Хотя приготовление еды требует полного внимания, она в то же время вознаграждает тебя бесконечным праздником чувств. Журчание воды, скатывающейся по листьям салата. Треск ножа, вонзающегося в арбуз, и прохладный запах разваливающегося плода, обнажающего алую сердцевину. Соблазнительная податливость тающего при нагревании шоколада. Тягучесть соуса, густеющего в сотейнике, и восхитительная легкость пармезана, спадающего с терки пышными хлопьями. Время в кухне замедляет свой бег, и ты каждую минуту одерживаешь маленькую победу.
В ту осень, беспокоясь о Кэрол и переживая за свою работу, я проводила недели, стоя у стола: шинковала лук, срезала яблочную кожуру, раскатывала тесто. Я готовила супы и рагу по усложненным рецептам. Каждый день пекла хлеб, как делала это, когда мы с Майклом только начинали совместную жизнь.
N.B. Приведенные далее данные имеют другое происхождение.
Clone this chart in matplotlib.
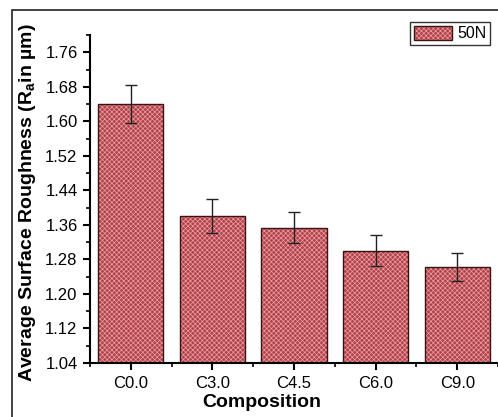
import numpy as np
import matplotlib
matplotlib.use('Agg')
import matplotlib.pyplot as plt
from matplotlib.patches import Rectangle, Patch
from matplotlib.ticker import MultipleLocator

plt.rcParams['font.family'] = ['Liberation Sans', 'DejaVu Sans']
plt.rcParams['hatch.linewidth'] = 0.5

# data
compositions = ['C0.0', 'C3.0', 'C4.5', 'C6.0', 'C9.0']
roughness = [1.640, 1.381, 1.353, 1.300, 1.263]
roughness_err = [0.045, 0.040, 0.036, 0.036, 0.032]
series_name = '50N'

bar_color = '#b2414a'
dot_color = '#eaa0a4'
edge_color = '#3a1414'

fig = plt.figure(figsize=(4.98, 4.17), dpi=100)
ax = fig.add_axes([90/498, 1-363/417, 1-90/498, (363-35)/417])

x = np.arange(len(compositions))
# hatched fill first, then the dark outline on top
ax.bar(x, roughness, width=0.8, bottom=0, color=bar_color, hatch='xxxxxxx',
       edgecolor=dot_color, linewidth=0, zorder=2)
ax.bar(x, roughness, width=0.8, bottom=0, fill=False, edgecolor=edge_color,
       linewidth=1.0, zorder=3)
ax.errorbar(x, roughness, yerr=roughness_err, fmt='none', ecolor='#222222',
            elinewidth=1.0, capsize=4, capthick=1.0, zorder=4)

ax.set_ylim(1.04, 1.80)
ax.set_xlim(-0.5, 4.5)
ax.yaxis.set_minor_locator(MultipleLocator(0.04))
yt = np.arange(1.04, 1.77, 0.08)
ax.set_yticks(yt)
ax.set_yticklabels(['%.2f' % v for v in yt])
ax.set_xticks(x)
ax.set_xticklabels(compositions)
ax.set_xticks(np.arange(-0.5, 4.6, 1.0), minor=True)

for s in ['top', 'right']:
    ax.spines[s].set_visible(False)
for s in ['left', 'bottom']:
    ax.spines[s].set_linewidth(1.5)
ax.tick_params(axis='both', which='major', direction='out', length=5, width=1.5,
               labelsize=12, colors='black', pad=4)
ax.tick_params(axis='both', which='minor', direction='out', length=3, width=1.2)

ax.set_xlabel('Composition', fontsize=14, fontweight='bold')
ax.xaxis.set_label_coords(0.42, -0.095)
ax.set_ylabel('Average Surface Roughness (R$_\\mathregular{a}$in µm)', fontsize=14,
              fontweight='bold')
ax.yaxis.set_label_coords(-0.128, 0.488)

leg_fill = Patch(facecolor=bar_color, hatch='xxxxxxx', edgecolor=dot_color, linewidth=0)
leg_edge = Patch(fill=False, edgecolor=edge_color, linewidth=1.0)
leg = ax.legend([(leg_fill, leg_edge)], [series_name], loc='upper right', fontsize=11.5,
                frameon=True, fancybox=False, edgecolor='black', handlelength=2.4,
                handleheight=1.0, borderpad=0.25, handletextpad=0.3,
                bbox_to_anchor=(1.0, 1.065))
leg.get_frame().set_linewidth(1.0)

# outer frame of the figure
fig.patches.append(Rectangle((12/498, -0.1), 1.0, 1.1 - 10/417, fill=False,
                             edgecolor='#222222', linewidth=1.2,
                             transform=fig.transFigure, figure=fig))

fig.savefig('out.png', dpi=100)
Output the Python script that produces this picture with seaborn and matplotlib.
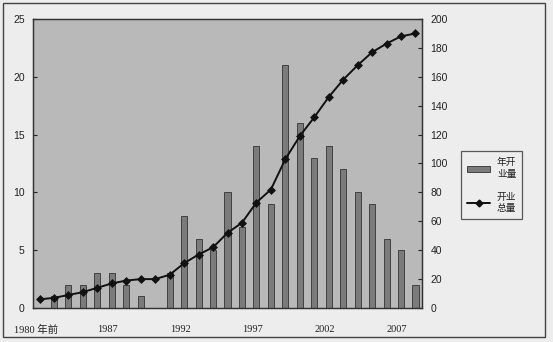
import matplotlib
matplotlib.use("Agg")
import matplotlib.pyplot as plt
import matplotlib.transforms as mtransforms
from matplotlib.patches import Rectangle, Patch
from matplotlib.lines import Line2D
import seaborn as sns
import pandas as pd

sns.set_theme(style="white")
plt.rcParams['font.family'] = ['Liberation Sans', 'Noto Sans CJK SC', 'DejaVu Sans']

categories = ["1980年前"] + [str(y) for y in range(1983, 2009)]
annual = [0, 1, 2, 2, 3, 3, 2, 1, 0, 3, 8, 6, 5, 10, 7, 14, 9, 21, 16, 13, 14, 12, 10, 9, 6, 5, 2]
total = [6, 7, 9, 11, 14, 17, 19, 20, 20, 23, 31, 37, 42, 52, 59, 73, 82, 103, 119, 132, 146, 158, 168, 177, 183, 188, 190]
tick_idx = [0, 5, 10, 15, 20, 25]
tick_labels = ["1980 年前", "1987", "1992", "1997", "2002", "2007"]
label_bar = "年开\n业量"
label_line = "开业\n总量"

df = pd.DataFrame({"cat": categories, "annual": annual, "total": total})

fig = plt.figure(figsize=(5.53, 3.42), dpi=100)
fig.patch.set_facecolor("#ededed")
ax = fig.add_axes([33/553, 1-308/342, (422-33)/553, (308-19)/342])
ax.set_facecolor("#b9b9b9")

sns.barplot(data=df, x="cat", y="annual", ax=ax, color="#7b7b7b",
            edgecolor="#333333", linewidth=0.6, width=0.42, saturation=1)
ax.set_ylim(0, 25)
ax.set_yticks(range(0, 26, 5))
ax.set_xlim(-0.45, len(categories) - 0.55)

ax2 = ax.twinx()
sns.pointplot(data=df, x="cat", y="total", ax=ax2, color="#111111",
              markers="D", markersize=3.5, linewidth=1.4)
ax2.set_ylim(0, 200)
ax2.set_yticks(range(0, 201, 20))
ax2.set_xlim(-0.45, len(categories) - 0.55)

for a in (ax, ax2):
    a.set_xlabel("")
    a.set_ylabel("")
    for s in a.spines.values():
        s.set_color("#333333")
        s.set_linewidth(0.9)

ax.tick_params(axis="y", direction="in", length=3, width=0.8, pad=6,
               labelsize=7.5, colors="#222222", left=True)
ax2.tick_params(axis="y", direction="in", length=3, width=0.8, pad=6,
                labelsize=7.5, colors="#222222", right=True)

ax.set_xticks(tick_idx)
ax.set_xticklabels(tick_labels, family=['Liberation Serif', 'Noto Sans CJK SC'],
                   fontsize=7.5, color="#222222")
ax.tick_params(axis="x", length=0, pad=12)
offset = mtransforms.ScaledTranslation(-4/100, 0, fig.dpi_scale_trans)
for lbl in ax.get_xticklabels():
    lbl.set_transform(lbl.get_transform() + offset)

handles = [Patch(facecolor="#7b7b7b", edgecolor="#333333", linewidth=0.6),
           Line2D([], [], color="#111111", marker="D", markersize=3.5, linewidth=1.4)]
leg = fig.legend(handles, [label_bar, label_line], loc="lower left",
                 bbox_to_anchor=(461/553, 1-219/342), frameon=True,
                 borderaxespad=0,
                 handlelength=2.4, handleheight=0.6, handletextpad=0.7,
                 labelspacing=1.3, borderpad=0.6, fancybox=False,
                 prop={'family': ['Noto Sans CJK SC'], 'size': 7})
for t in leg.get_texts():
    t.set_multialignment("left")
    t.set_color("#222222")
leg.get_frame().set_edgecolor("#333333")
leg.get_frame().set_facecolor("#ededed")
leg.get_frame().set_linewidth(0.9)

fig.patches.append(Rectangle((3/553, 5/342), (545-3)/553, (339-5)/342,
                             transform=fig.transFigure, fill=False,
                             edgecolor="#444444", linewidth=1.0))

fig.savefig("out.png", dpi=100, facecolor=fig.get_facecolor())
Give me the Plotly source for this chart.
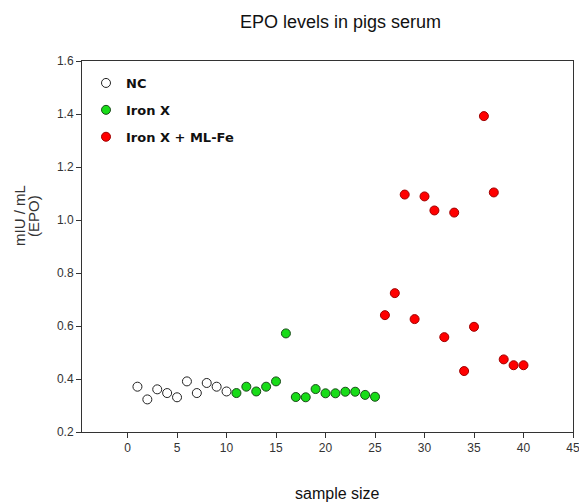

Под конец я поняла, что работа ресторанного критика больше связана с едой, чем с написанием статей. Отменяя поход в ресторан, я все больше времени проводила на кухне, готовя завтраки, обеды и ужины, хотя и знала, что долго так продолжаться не может. Тем не менее каждое утро, отведя Ники в школу, я шла домой, садилась в кухне за стол и начинала перебирать рецепты. Огромное количество написанных от руки рецептов. Они лежали в старой, потрепанной папке с завязками и были наполнены воспоминаниями. Завтра, думала я, с завтрашнего дня начну ходить в рестораны. И в этот момент я переворачивала страницу, и на глаза мне попадался давно забытый рецепт, вызывавший в памяти больше воспоминаний, чем какая-нибудь старая фотография.